Nowadays, marketers work with a veritable cornucopia of tools, generating enormous amounts of data. You might use Mailchimp to send emails, Slack to communicate with your team, Typeform to collect user feedback, Google Analytics to track site data, Hubspot or Salesforce in your CRM, and more.
All these tools—and practically every other notable marketing tool not listed—allows you to easily export your data, allowing you to build models and make predictions with AI.
The most common export is as a CSV, or comma-separated values file. This is the standard for tabular data, and this is what you’ll upload to Akkio.
Before you can go out and build an AI model, you need to know where your data will come from.
The easiest way to do this is to think of the Key Performance Indicators, or KPIs, that matter to your organization. If you’re measuring KPIs properly, then you’ll have data about them - data that can be exported and uploaded to Akkio.
Suppose you’re using Hubspot data as your CRM, and you want to score your leads according to their likelihood to convert. Googling “export Hubspot data” and clicking the first result, we see the following steps to export Hubspot data:
This is easy enough. The more data you have, the better, as machine learning is extremely data-hungry. Once you’ve figured out what your goal is, and where your data is, you can build a model and make predictions.
This next part (actually building an AI model and making predictions) is dead-simple.
First, join Akkio for free, if you haven’t already. When you’re logged in, hit “Create New Flow.” This refers to the flow of Akkio, from uploading data, to making predictions, and deploying a model.
Then, upload your dataset - whatever format it’s in. It’ll most likely be a CSV, but you can upload Excel and JSON files as well, or even directly connect to Salesforce via an integration.
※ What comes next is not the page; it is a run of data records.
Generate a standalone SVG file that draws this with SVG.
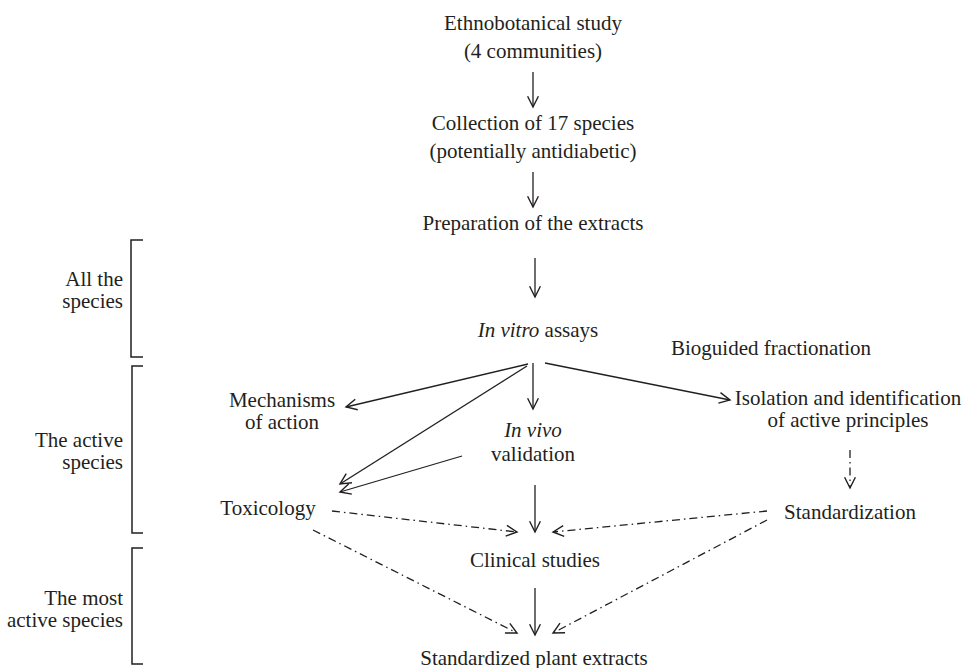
<svg xmlns="http://www.w3.org/2000/svg" width="964" height="668" viewBox="0 0 964 668">
<defs>
<marker id="ah" markerUnits="userSpaceOnUse" markerWidth="14" markerHeight="14" refX="10" refY="5" orient="auto" viewBox="-1 -1 13 12">
<path d="M0,0 L10,5 L0,10" fill="none" stroke="#231f20" stroke-width="1.3"/>
</marker>
</defs>
<style>
text{font-family:"Liberation Serif","Times New Roman",serif;font-size:21px;fill:#231f20}
.c{text-anchor:middle}
.r{text-anchor:end}
.i{font-style:italic}
.ln{stroke:#231f20;stroke-width:1.3;fill:none;marker-end:url(#ah)}
.dd{stroke-dasharray:8 4 1.5 4}
.br{stroke:#231f20;stroke-width:1.5;fill:none}
</style>
<rect width="964" height="668" fill="#fff"/>
<g id="ethno"><text class="c" x="533" y="30">Ethnobotanical study</text><text class="c" x="533" y="58">(4 communities)</text></g>
<g id="collection"><text class="c" x="533" y="130">Collection of 17 species</text><text class="c" x="533" y="158">(potentially antidiabetic)</text></g>
<g id="preparation"><text class="c" x="533" y="230">Preparation of the extracts</text></g>
<g id="invitro"><text class="c" x="538" y="337"><tspan class="i">In vitro</tspan> assays</text></g>
<g id="bioguided"><text class="c" x="771" y="355">Bioguided fractionation</text></g>
<g id="mechanisms"><text class="c" x="282" y="407">Mechanisms</text><text class="c" x="282" y="429">of action</text></g>
<g id="invivo"><text class="c i" x="533" y="437">In vivo</text><text class="c" x="533" y="461">validation</text></g>
<g id="isolation"><text class="c" x="848" y="405">Isolation and identification</text><text class="c" x="848" y="427">of active principles</text></g>
<g id="toxicology"><text class="c" x="268" y="515">Toxicology</text></g>
<g id="standardization"><text class="c" x="850" y="519">Standardization</text></g>
<g id="clinical"><text class="c" x="535" y="567">Clinical studies</text></g>
<g id="extracts"><text class="c" x="534" y="665">Standardized plant extracts</text></g>
<g id="bracket-all"><path class="br" d="M143,240 H131 V357 H143"/><text class="r" x="123" y="286">All the</text><text class="r" x="123" y="308">species</text></g>
<g id="bracket-active"><path class="br" d="M143,366 H132 V533 H143"/><text class="r" x="123" y="447">The active</text><text class="r" x="123" y="469">species</text></g>
<g id="bracket-most"><path class="br" d="M143,548 H132 V664 H143"/><text class="r" x="123" y="605">The most</text><text class="r" x="123" y="627">active species</text></g>
<g id="connectors">
<line class="ln" x1="533" y1="72" x2="533" y2="107"/>
<line class="ln" x1="533" y1="172" x2="533" y2="207"/>
<line class="ln" x1="535" y1="258" x2="535" y2="297"/>
<line class="ln" x1="528" y1="364" x2="346" y2="407"/>
<line class="ln" x1="533" y1="363" x2="533" y2="409"/>
<line class="ln" x1="545" y1="363" x2="730" y2="400"/>
<line class="ln" x1="527" y1="366" x2="340" y2="484"/>
<line class="ln" x1="462" y1="456" x2="340" y2="492"/>
<line class="ln" x1="535" y1="485" x2="535" y2="532"/>
<line class="ln" x1="535" y1="588" x2="535" y2="635"/>
<line class="ln dd" x1="332" y1="511" x2="517" y2="532"/>
<line class="ln dd" x1="313" y1="530" x2="517" y2="633"/>
<line class="ln dd" x1="767" y1="511" x2="553" y2="532"/>
<line class="ln dd" x1="767" y1="520" x2="553" y2="633"/>
<line class="ln dd" x1="850" y1="450" x2="850" y2="488"/>
</g>
</svg>
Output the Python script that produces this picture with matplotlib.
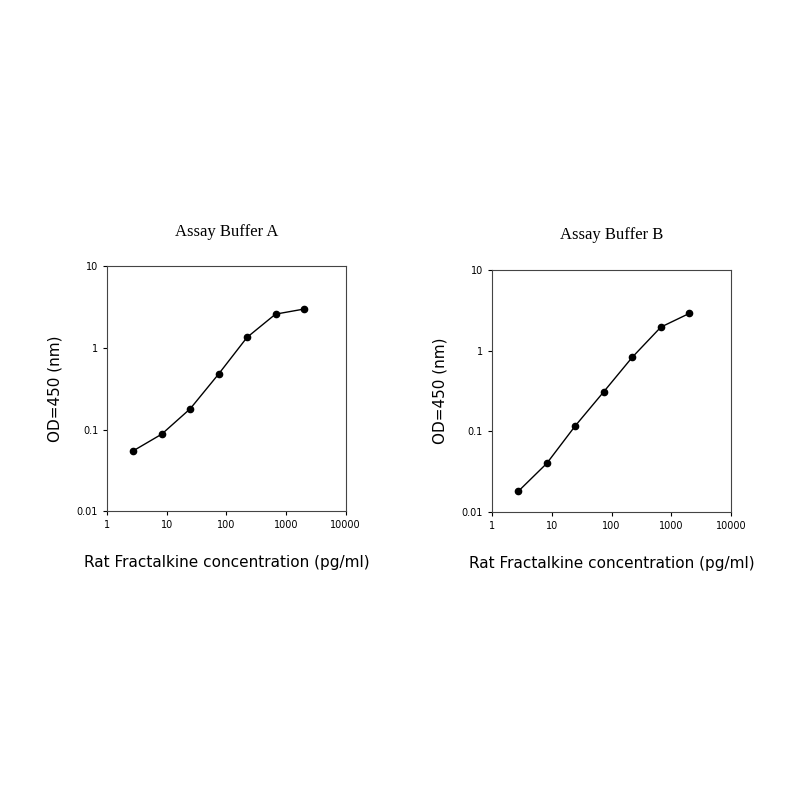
import matplotlib
matplotlib.use("Agg")
import matplotlib.pyplot as plt
from matplotlib.ticker import FixedLocator, FixedFormatter, NullLocator

conc = [2.74, 8.23, 24.7, 74.1, 222, 667, 2000]
od_a = [0.055, 0.088, 0.18, 0.48, 1.35, 2.6, 3.0]
od_b = [0.018, 0.040, 0.117, 0.31, 0.83, 1.96, 2.9]
titles = ["Assay Buffer A", "Assay Buffer B"]
xticks = [1, 10, 100, 1000, 10000]
xlabels = ["1", "10", "100", "1000", "10000"]
yticks = [0.01, 0.1, 1, 10]
ylabels = ["0.01", "0.1", "1", "10"]

fig = plt.figure(figsize=(8, 8), dpi=100)
positions = [[0.134, 0.361, 0.298, 0.306], [0.615, 0.36, 0.299, 0.3025]]
for pos, od, title in zip(positions, [od_a, od_b], titles):
    ax = fig.add_axes(pos)
    ax.plot(conc, od, color="black", lw=1)
    ax.plot(conc, od, "o", color="black", ms=4.5)
    ax.set_xscale("log"); ax.set_yscale("log")
    ax.set_xlim(1, 10000); ax.set_ylim(0.01, 10)
    ax.xaxis.set_major_locator(FixedLocator(xticks))
    ax.xaxis.set_major_formatter(FixedFormatter(xlabels))
    ax.yaxis.set_major_locator(FixedLocator(yticks))
    ax.yaxis.set_major_formatter(FixedFormatter(ylabels))
    ax.xaxis.set_minor_locator(NullLocator()); ax.yaxis.set_minor_locator(NullLocator())
    ax.tick_params(labelsize=7, length=3, width=0.8)
    for s in ax.spines.values():
        s.set_linewidth(0.8); s.set_color("#444444")
    ax.set_title(title, family="Liberation Serif", fontsize=12, pad=22)
    ax.set_xlabel("Rat Fractalkine concentration (pg/ml)", fontsize=11, labelpad=18)
    ax.set_ylabel("OD=450 (nm)", fontsize=11, labelpad=10)
fig.savefig("out.png", dpi=100, facecolor="white")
Finally, hit “Add Step” to add a step to the flow. Hit “Predict,” and then select the column you want to predict. This is the organizational KPI you’ve already decided on, whether it’s churn, attrition, conversion, or any other metric.
You’ll immediately find some interesting insights, such as the “Top Fields,” or the columns that were most important in making your prediction.
This is deeply significant, as it’s essentially calculating what the most important “levers” are for your business to optimize a KPI. Suppose you’re optimizing conversions from Hubspot data, and the “top field” is “customer support.” This would suggest that you should prioritize the quality of customer support to increase conversions.
Your top field might be something completely different, like customer income or lead source, but regardless of what it is, it’s an important insight into what drives your KPIs.
Another aspect of your AI model report is “prediction quality,” which tells you how good your AI model is at predicting your KPI.
The first variable you’ll see is “accuracy,” which is simply the percent of correct predictions your model made. Say you’re predicting churn with an 80% accuracy. This means if you fed 100 customers into your model to predict churn, your model will make correct predictions on 80 of them. Nice!
You’ll also see these variables:
These are more complex values that can give you deeper insight into the performance of a model.
These are particularly useful when you have an “imbalanced dataset,” which refers to a dataset that has a lot of more of one “class” than another. Take the example of predicting credit card fraud. In the vast majority of credit card transactions, there is no fraud. The goal is to find a tiny percentage of fraudulent transactions. If your AI model predicted “no fraud” every time, it would be extremely “accurate,” but also useless.
Wikipedia gives a handy primer on precision versus recall:
“Suppose a computer program for recognizing dogs (the relevant element) in photographs identifies eight dogs in a picture containing ten cats and twelve dogs, and of the eight it identifies as dogs, five actually are dogs (true positives), while the other three are cats (false positives). Seven dogs were missed (false negatives), and seven cats were correctly excluded (true negatives). The program's precision is then 5/8 (true positives / all positives) while its recall is 5/12 (true positives / relevant elements).”
In the credit card fraud example, suppose you have 1 million transactions, 1,000 of which are fraudulent, and the model guesses “not fraudulent” every time. The accuracy is 99.9%. The precision is 0% (0/1000), which is the red flag that informs you the model is broken.
F1 is a function of both precision and recall, used when you want to achieve a balance between the two.
If you’re predicting an everyday KPI like conversions or sentiment, then these metrics aren’t as important as in life-or-death applications like determining the right dose of medicine to give a patient.